As far as Ground 2 was concerned, the judge rejected the Defendant’s contention that the Claimant was not entitled to a proportionality review at the enforcement stage. The judge held that this would involve too literal a reading of Pinnock, Powell and Zehentner. The judge held [at para 61]:
a proportionality review can be considered at the enforcement stage in an appropriate case, but not in every case. Where the question of proportionality has been raised and addressed at the possession stage, or where it could have been raised and addressed, it will be difficult for the tenant successfully to invoke it absent a marked change in circumstances or some other exceptional reason justifying its consideration. In the vast majority of cases where enforcement takes place (without any need for the service of a notice that a warrant has been applied for or issued) within days or weeks of the possession order, it is unlikely that such a justification will be capable of being established.
In this case, there had been a substantial lapse of time between the making of the possession order on 5/5/09 and the warrant of 9/3/11 and the Judge decided that JL was entitled, even within judicial review proceedings, to a proportionality review (NB this approach would be consistent with ECHR jurisprudence, as set out in Bjedov v Croatia-see our report here ).
The Judge concluded that it would not be disproportionate or unreasonable to evict: the responsibility of avoiding the hardship that eviction would cause to the family had been assumed by Leeds City Council. Although there was no guarantee of suitable accommodation upon eviction, JL had been given the highest priority for re-housing to permanent accommodation, which meant that her stay in temporary accommodation ought to be short-lived. Furthermore, JL had no right to occupy her present property indefinitely and there was no evidence that eviction would have a greater impact now than several months down the line.

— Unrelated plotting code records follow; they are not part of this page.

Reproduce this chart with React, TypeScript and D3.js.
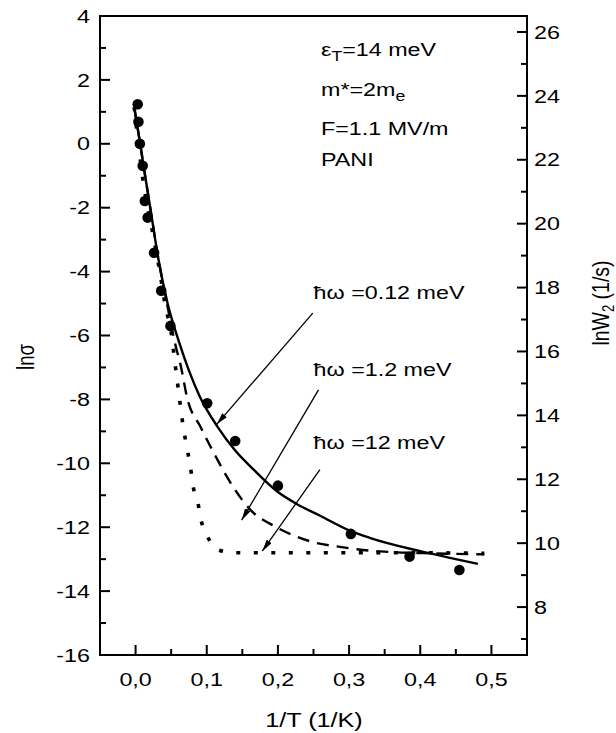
import React from "react";
import * as d3 from "d3";

// ---- data ----
const measuredX = [0.003, 0.004, 0.006, 0.010, 0.013, 0.017, 0.026, 0.036, 0.049, 0.1006, 0.140, 0.200, 0.3025, 0.385, 0.455];
const measuredY = [1.24, 0.69, 0.0, -0.69, -1.79, -2.31, -3.41, -4.60, -5.70, -8.12, -9.30, -10.70, -12.21, -12.92, -13.34];

const solidX = [-0.002, 0.005, 0.012, 0.022, 0.032, 0.045, 0.061, 0.075, 0.09, 0.115, 0.14, 0.166, 0.2, 0.227, 0.26, 0.3, 0.33, 0.4, 0.44, 0.481];
const solidY = [1.15, 0.2, -0.8, -2.2, -3.6, -5.0, -6.2, -7.1, -7.9, -8.85, -9.6, -10.2, -10.9, -11.28, -11.65, -12.1, -12.34, -12.75, -12.95, -13.15];

const dashedX = [-0.002, 0.005, 0.012, 0.022, 0.032, 0.045, 0.056, 0.063, 0.073, 0.091, 0.11, 0.138, 0.161, 0.196, 0.227, 0.255, 0.283, 0.311, 0.36, 0.42, 0.49];
const dashedY = [1.15, 0.2, -0.8, -2.2, -3.6, -5.1, -6.3, -6.9, -8.0, -8.85, -9.68, -10.77, -11.45, -11.98, -12.3, -12.5, -12.6, -12.69, -12.78, -12.82, -12.85];

const dottedX = [-0.002, 0.011, 0.025, 0.034, 0.042, 0.05, 0.055, 0.059, 0.067, 0.072, 0.077, 0.081, 0.087, 0.091, 0.1, 0.115, 0.138, 0.2, 0.3, 0.4, 0.49];
const dottedY = [1.15, -1.23, -2.9, -4.0, -5.1, -5.9, -6.8, -7.5, -8.86, -9.5, -10.1, -10.74, -11.15, -11.68, -12.24, -12.7, -12.8, -12.8, -12.8, -12.8, -12.82];

const xTicks = [0, 0.1, 0.2, 0.3, 0.4, 0.5];
const xMinor = [0.05, 0.15, 0.25, 0.35, 0.45];
const yLeftTicks = [4, 2, 0, -2, -4, -6, -8, -10, -12, -14, -16];
const yLeftMinor = [3, 1, -1, -3, -5, -7, -9, -11, -13, -15];
const yRightTicks = [8, 10, 12, 14, 16, 18, 20, 22, 24, 26];
const yRightMinor = [7, 9, 11, 13, 15, 17, 19, 21, 23, 25];

const arrowLabels = ["=0.12 meV", "=1.2 meV", "=12 meV"];
// arrow start / end in data coords (x, lnσ)
const arrowFrom = [[0.249, -5.3], [0.257, -7.7], [0.259, -10.2]];
const arrowTo = [[0.114, -8.78], [0.149, -11.78], [0.178, -12.75]];
const labelAt = [[0.25, -4.85], [0.25, -7.28], [0.25, -9.55]];

const FONT = "'Liberation Sans', Arial, Helvetica, sans-serif";
const SX = 1.26; // horizontal stretch of the reference glyphs

function Txt(props: { x: number; y: number; size: number; anchor?: string; dy?: string; rotate?: boolean; children: React.ReactNode }) {
  const { x, y, size, anchor, dy, rotate, children } = props;
  const tr = rotate
    ? `translate(${x},${y}) scale(${SX},1) rotate(-90)`
    : `translate(${x},${y}) scale(${SX},1)`;
  return (
    <text transform={tr} fontSize={size} textAnchor={anchor || "start"} dy={dy}>
      {children}
    </text>
  );
}

export default function App() {
  const W = 616, H = 733;
  const L = 100, R = 527, T = 16, B = 655;
  const x = d3.scaleLinear().domain([-0.05, 0.55]).range([L, R]);
  const y = d3.scaleLinear().domain([-16, 4]).range([B, T]);
  const y2 = d3.scaleLinear().domain([6.5, 26.5]).range([B, T]);

  const line = d3
    .line<[number, number]>()
    .x((d) => x(d[0]))
    .y((d) => y(d[1]))
    .curve(d3.curveMonotoneX);

  const zip = (a: number[], b: number[]) => a.map((v, i) => [v, b[i]] as [number, number]);

  const fs = 18.5;

  return (
    <svg
      width={W}
      height={H}
      style={{ position: "absolute", left: 0, top: 0, background: "#fff" }}
      fontFamily={FONT}
    >
      <defs>
        <marker id="ah" viewBox="0 0 12 6" refX="12" refY="3" markerWidth="12" markerHeight="6" markerUnits="userSpaceOnUse" orient="auto">
          <path d="M0,0 L12,3 L0,6 Z" fill="#000" />
        </marker>
      </defs>
      <rect x={0} y={0} width={W} height={H} fill="#fff" />

      {/* curves */}
      <path d={line(zip(dottedX, dottedY)) || ""} fill="none" stroke="#000" strokeWidth={3.6} strokeDasharray="4 13.5" />
      <path d={line(zip(dashedX, dashedY)) || ""} fill="none" stroke="#000" strokeWidth={2.4} strokeDasharray="12 8" />
      <path d={line(zip(solidX, solidY)) || ""} fill="none" stroke="#000" strokeWidth={2.4} />

      {/* measured points */}
      {measuredX.map((v, i) => (
        <circle key={i} cx={x(v)} cy={y(measuredY[i])} r={5.3} fill="#000" />
      ))}

      {/* arrows */}
      {arrowFrom.map((f, i) => (
        <line key={i} x1={x(f[0])} y1={y(f[1])} x2={x(arrowTo[i][0])} y2={y(arrowTo[i][1])} stroke="#000" strokeWidth={1.3} markerEnd="url(#ah)" />
      ))}
      {labelAt.map((p, i) => (
        <Txt key={i} x={x(p[0])} y={y(p[1])} size={fs}>
          ħω {arrowLabels[i]}
        </Txt>
      ))}

      {/* parameters */}
      <Txt x={321} y={56} size={fs}>
        ε<tspan fontSize={14} dy={5}>T</tspan><tspan dy={-5}>=14 meV</tspan>
      </Txt>
      <Txt x={321} y={96} size={fs}>
        m*=2m<tspan fontSize={14} dy={5}>e</tspan>
      </Txt>
      <Txt x={321} y={135} size={fs}>F=1.1 MV/m</Txt>
      <Txt x={321} y={166} size={fs}>PANI</Txt>

      {/* frame */}
      <rect x={L} y={T} width={R - L} height={B - T} fill="none" stroke="#000" strokeWidth={2} />

      {/* bottom axis ticks */}
      {xTicks.map((t) => (
        <g key={t}>
          <line x1={x(t)} x2={x(t)} y1={B} y2={B - 10} stroke="#000" strokeWidth={2} />
          <Txt x={x(t)} y={686} size={fs} anchor="middle">
            {d3.format(".1f")(t).replace(".", ",")}
          </Txt>
        </g>
      ))}
      {xMinor.map((t) => (
        <line key={t} x1={x(t)} x2={x(t)} y1={B} y2={B - 6} stroke="#000" strokeWidth={2} />
      ))}

      {/* left axis */}
      {yLeftTicks.map((t) => (
        <g key={t}>
          <line x1={L} x2={L + 10} y1={y(t)} y2={y(t)} stroke="#000" strokeWidth={2} />
          <Txt x={90} y={y(t)} dy="0.36em" size={fs} anchor="end">
            {t}
          </Txt>
        </g>
      ))}
      {yLeftMinor.map((t) => (
        <line key={t} x1={L} x2={L + 6} y1={y(t)} y2={y(t)} stroke="#000" strokeWidth={2} />
      ))}

      {/* right axis */}
      {yRightTicks.map((t) => (
        <g key={t}>
          <line x1={R} x2={R - 10} y1={y2(t)} y2={y2(t)} stroke="#000" strokeWidth={2} />
          <Txt x={534} y={y2(t)} dy="0.36em" size={fs}>
            {t}
          </Txt>
        </g>
      ))}
      {yRightMinor.map((t) => (
        <line key={t} x1={R} x2={R - 6} y1={y2(t)} y2={y2(t)} stroke="#000" strokeWidth={2} />
      ))}

      {/* axis titles */}
      <Txt x={314} y={727} size={20} anchor="middle">1/T (1/K)</Txt>
      <Txt x={34} y={357} size={18.5} anchor="middle" rotate>lnσ</Txt>
      <Txt x={609} y={303} size={19.5} anchor="middle" rotate>
        lnW<tspan fontSize={13} dy={4}>2</tspan><tspan dy={-4}> (1/s)</tspan>
      </Txt>
    </svg>
  );
}
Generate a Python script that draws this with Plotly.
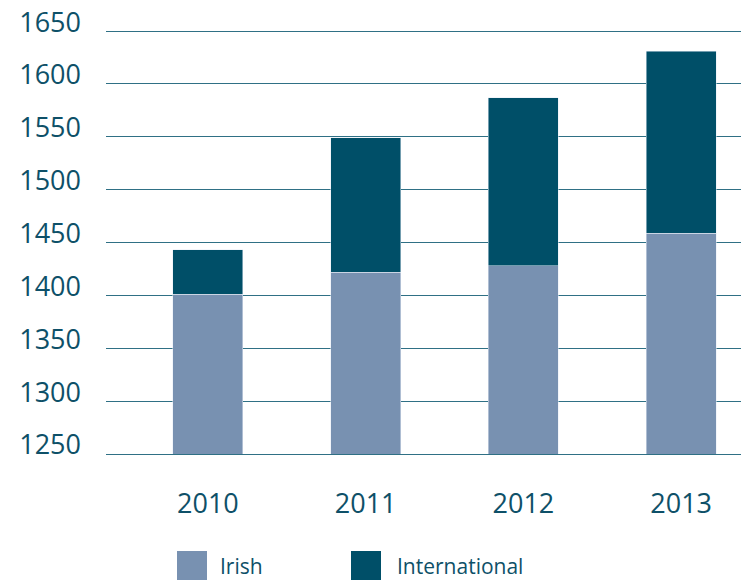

Footnote: It is worth noting that the judge commented (at para. 73) that the property at the time of the possession order had actually been surplus to MOD requirements. This is interesting because the original claim proceeded on the assumption that the property would be required at short notice (see paras 52 and 57 of Collins J’s judgement). However, there was no argument of Article 8 necessity at the enforcement stage as the MOD provided witness evidence that the property would either be allocated to another service family or it would be sold on.